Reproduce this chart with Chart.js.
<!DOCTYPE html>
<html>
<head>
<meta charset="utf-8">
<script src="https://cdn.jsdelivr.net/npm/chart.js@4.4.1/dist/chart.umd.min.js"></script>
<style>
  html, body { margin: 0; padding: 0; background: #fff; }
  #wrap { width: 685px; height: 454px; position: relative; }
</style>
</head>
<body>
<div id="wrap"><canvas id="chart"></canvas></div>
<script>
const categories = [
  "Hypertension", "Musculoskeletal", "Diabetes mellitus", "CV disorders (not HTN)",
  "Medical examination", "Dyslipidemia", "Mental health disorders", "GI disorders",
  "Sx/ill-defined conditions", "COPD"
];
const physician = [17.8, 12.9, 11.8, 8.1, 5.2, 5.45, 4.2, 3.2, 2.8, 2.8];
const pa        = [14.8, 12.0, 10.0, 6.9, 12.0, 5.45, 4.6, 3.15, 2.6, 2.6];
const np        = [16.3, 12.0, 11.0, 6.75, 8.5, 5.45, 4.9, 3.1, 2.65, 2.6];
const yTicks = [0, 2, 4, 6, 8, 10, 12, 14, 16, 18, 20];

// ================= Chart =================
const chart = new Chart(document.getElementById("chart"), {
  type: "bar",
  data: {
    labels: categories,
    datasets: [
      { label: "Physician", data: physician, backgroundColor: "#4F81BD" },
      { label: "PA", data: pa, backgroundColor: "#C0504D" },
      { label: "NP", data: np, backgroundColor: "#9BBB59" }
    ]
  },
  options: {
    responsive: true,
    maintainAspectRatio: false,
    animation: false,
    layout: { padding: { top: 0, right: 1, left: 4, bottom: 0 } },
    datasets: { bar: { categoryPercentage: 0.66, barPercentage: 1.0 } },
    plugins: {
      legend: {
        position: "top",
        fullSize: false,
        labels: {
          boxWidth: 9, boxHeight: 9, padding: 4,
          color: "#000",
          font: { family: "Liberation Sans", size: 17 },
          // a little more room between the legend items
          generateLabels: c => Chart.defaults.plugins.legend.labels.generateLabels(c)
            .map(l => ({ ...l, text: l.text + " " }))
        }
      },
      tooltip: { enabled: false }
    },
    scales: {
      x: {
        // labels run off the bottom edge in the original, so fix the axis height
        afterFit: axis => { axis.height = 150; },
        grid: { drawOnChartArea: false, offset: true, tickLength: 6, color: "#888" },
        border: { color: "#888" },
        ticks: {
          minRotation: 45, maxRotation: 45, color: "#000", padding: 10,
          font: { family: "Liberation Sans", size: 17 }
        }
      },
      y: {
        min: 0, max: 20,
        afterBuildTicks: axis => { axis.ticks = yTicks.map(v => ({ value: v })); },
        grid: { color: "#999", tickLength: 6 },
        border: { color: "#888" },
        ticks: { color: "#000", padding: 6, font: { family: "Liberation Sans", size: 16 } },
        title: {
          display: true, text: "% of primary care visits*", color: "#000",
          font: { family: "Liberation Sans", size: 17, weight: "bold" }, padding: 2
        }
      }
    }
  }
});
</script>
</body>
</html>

════════════════

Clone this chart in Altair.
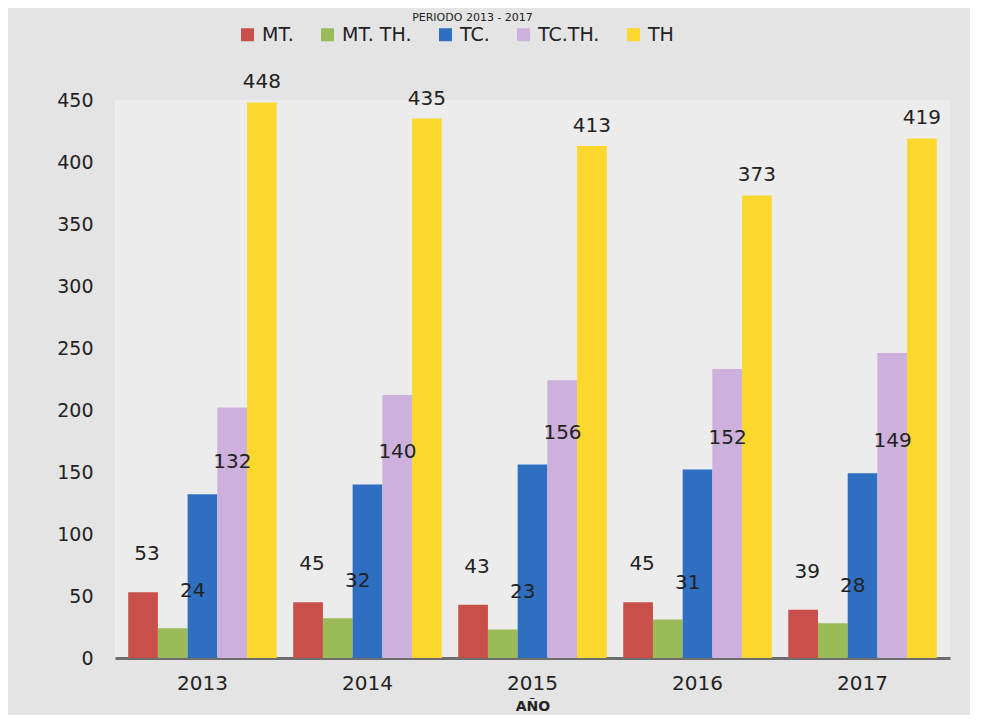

════════════════

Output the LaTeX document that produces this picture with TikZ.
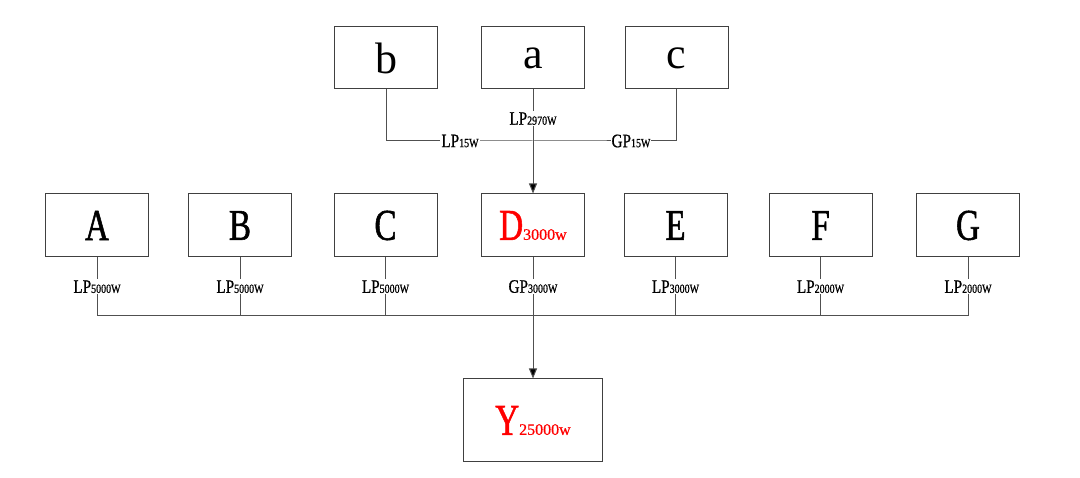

════════════════

Pull out all lines from the listing that contain the string "document".

Final result:
const chart = new Chart(document.getElementById("chart"), {
Output the LaTeX document that produces this picture with TikZ.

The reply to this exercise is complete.